## [What you should do]
Exclude the pictures and return every line exactly as written.

[Begin Source data]

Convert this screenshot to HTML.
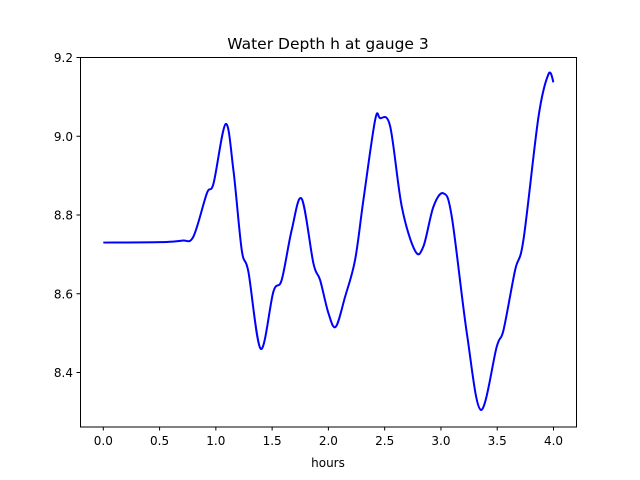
<!DOCTYPE html>
<html><head><meta charset="utf-8"><style>
html,body{margin:0;padding:0;background:#fff;}
svg{display:block;font-family:"DejaVu Sans","Liberation Sans",sans-serif;}
</style></head><body>
<svg id="chart" width="640" height="480" xmlns="http://www.w3.org/2000/svg">
<defs><clipPath id="pc"><rect x="80.5" y="57.5" width="496" height="369.5"/></clipPath></defs>
<rect width="640" height="480" fill="#fff"/>
<text x="328" y="49" font-size="15.5" text-anchor="middle" fill="#000">Water Depth h at gauge 3</text>
<text x="328" y="467" font-size="12" text-anchor="middle" fill="#000">hours</text>
<g id="xt"></g>
<g id="yt"></g>
<path id="line" clip-path="url(#pc)" fill="none" stroke="#0000ff" stroke-width="2"/>
<rect x="80.5" y="57.5" width="496" height="369.5" fill="none" stroke="#000" stroke-width="1"/>
</svg>
<script>
const hours=[0,0.5,0.7,0.8,0.92,0.98,1.087,1.156,1.23,1.289,1.399,1.511,1.585,1.674,1.763,1.867,1.926,2.0,2.065,2.148,2.237,2.311,2.415,2.459,2.548,2.652,2.77,2.844,2.933,3.022,3.096,3.23,3.354,3.496,3.556,3.659,3.733,3.867,3.956,4.0];
const depth=[8.730,8.731,8.735,8.745,8.855,8.881,9.031,8.914,8.711,8.656,8.460,8.605,8.635,8.762,8.841,8.677,8.635,8.551,8.516,8.592,8.686,8.838,9.041,9.046,9.026,8.821,8.709,8.720,8.821,8.855,8.796,8.500,8.305,8.466,8.508,8.660,8.737,9.050,9.158,9.137];
const xTicks=[0,0.5,1,1.5,2,2.5,3,3.5,4];
const xTickLabels=["0.0","0.5","1.0","1.5","2.0","2.5","3.0","3.5","4.0"];
const yTicks=[8.4,8.6,8.8,9.0,9.2];
const yTickLabels=["8.4","8.6","8.8","9.0","9.2"];
const NS="http://www.w3.org/2000/svg";
const X=h=>103.3+h*112.55;
const Y=v=>57.5+(9.2-v)*393.75;
function mk(t,a,p){const e=document.createElementNS(NS,t);for(const k in a)e.setAttribute(k,a[k]);p.appendChild(e);return e;}
const xt=document.getElementById('xt'),yt=document.getElementById('yt');
xTicks.forEach((v,i)=>{
 const l=mk('line',{x1:X(v),x2:X(v),y1:427,y2:430.5,stroke:'#000'},xt);
 
 
 const t=mk('text',{x:X(v),y:445,'font-size':12,'text-anchor':'middle'},xt);
 
 
 t.textContent=xTickLabels[i];
});
yTicks.forEach((v,i)=>{
 const l=mk('line',{x1:76.5,x2:80.5,y1:Y(v),y2:Y(v),stroke:'#000'},yt);
 
 
 const t=mk('text',{x:73,y:Y(v)+4.5,'font-size':12,'text-anchor':'end'},yt);
 
 
 t.textContent=yTickLabels[i];
});
const pts=hours.map((h,i)=>[X(h),Y(depth[i])]);
let d='M'+pts[0][0]+','+pts[0][1];
for(let i=0;i<pts.length-1;i++){
 const p0=pts[Math.max(0,i-1)],p1=pts[i],p2=pts[i+1],p3=pts[Math.min(pts.length-1,i+2)];
 const c1=[p1[0]+(p2[0]-p0[0])/6,p1[1]+(p2[1]-p0[1])/6];
 const c2=[p2[0]-(p3[0]-p1[0])/6,p2[1]-(p3[1]-p1[1])/6];
 d+=' C'+c1+' '+c2+' '+p2;
}
document.getElementById('line').setAttribute('d',d);
</script>
</body></html>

[End Source data]

## [Worked solution]
Convert this screenshot to HTML.
<!DOCTYPE html>
<html><head><meta charset="utf-8"><style>
html,body{margin:0;padding:0;background:#fff;}
svg{display:block;font-family:"DejaVu Sans","Liberation Sans",sans-serif;}
</style></head><body>
<svg id="chart" width="640" height="480" xmlns="http://www.w3.org/2000/svg">
<defs><clipPath id="pc"><rect x="80.5" y="57.5" width="496" height="369.5"/></clipPath></defs>
<rect width="640" height="480" fill="#fff"/>
<text x="328" y="49" font-size="15.5" text-anchor="middle" fill="#000">Water Depth h at gauge 3</text>
<text x="328" y="467" font-size="12" text-anchor="middle" fill="#000">hours</text>
<g id="xt"></g>
<g id="yt"></g>
<path id="line" clip-path="url(#pc)" fill="none" stroke="#0000ff" stroke-width="2"/>
<rect x="80.5" y="57.5" width="496" height="369.5" fill="none" stroke="#000" stroke-width="1"/>
</svg>
<script>
const hours=[0,0.5,0.7,0.8,0.92,0.98,1.087,1.156,1.23,1.289,1.399,1.511,1.585,1.674,1.763,1.867,1.926,2.0,2.065,2.148,2.237,2.311,2.415,2.459,2.548,2.652,2.77,2.844,2.933,3.022,3.096,3.23,3.354,3.496,3.556,3.659,3.733,3.867,3.956,4.0];
const depth=[8.730,8.731,8.735,8.745,8.855,8.881,9.031,8.914,8.711,8.656,8.460,8.605,8.635,8.762,8.841,8.677,8.635,8.551,8.516,8.592,8.686,8.838,9.041,9.046,9.026,8.821,8.709,8.720,8.821,8.855,8.796,8.500,8.305,8.466,8.508,8.660,8.737,9.050,9.158,9.137];
const xTicks=[0,0.5,1,1.5,2,2.5,3,3.5,4];
const xTickLabels=["0.0","0.5","1.0","1.5","2.0","2.5","3.0","3.5","4.0"];
const yTicks=[8.4,8.6,8.8,9.0,9.2];
const yTickLabels=["8.4","8.6","8.8","9.0","9.2"];
const NS="http://www.w3.org/2000/svg";
const X=h=>103.3+h*112.55;
const Y=v=>57.5+(9.2-v)*393.75;
function mk(t,a,p){const e=document.createElementNS(NS,t);for(const k in a)e.setAttribute(k,a[k]);p.appendChild(e);return e;}
const xt=document.getElementById('xt'),yt=document.getElementById('yt');
xTicks.forEach((v,i)=>{
 const l=mk('line',{x1:X(v),x2:X(v),y1:427,y2:430.5,stroke:'#000'},xt);
 
 
 const t=mk('text',{x:X(v),y:445,'font-size':12,'text-anchor':'middle'},xt);
 
 
 t.textContent=xTickLabels[i];
});
yTicks.forEach((v,i)=>{
 const l=mk('line',{x1:76.5,x2:80.5,y1:Y(v),y2:Y(v),stroke:'#000'},yt);
 
 
 const t=mk('text',{x:73,y:Y(v)+4.5,'font-size':12,'text-anchor':'end'},yt);
 
 
 t.textContent=yTickLabels[i];
});
const pts=hours.map((h,i)=>[X(h),Y(depth[i])]);
let d='M'+pts[0][0]+','+pts[0][1];
for(let i=0;i<pts.length-1;i++){
 const p0=pts[Math.max(0,i-1)],p1=pts[i],p2=pts[i+1],p3=pts[Math.min(pts.length-1,i+2)];
 const c1=[p1[0]+(p2[0]-p0[0])/6,p1[1]+(p2[1]-p0[1])/6];
 const c2=[p2[0]-(p3[0]-p1[0])/6,p2[1]-(p3[1]-p1[1])/6];
 d+=' C'+c1+' '+c2+' '+p2;
}
document.getElementById('line').setAttribute('d',d);
</script>
</body></html>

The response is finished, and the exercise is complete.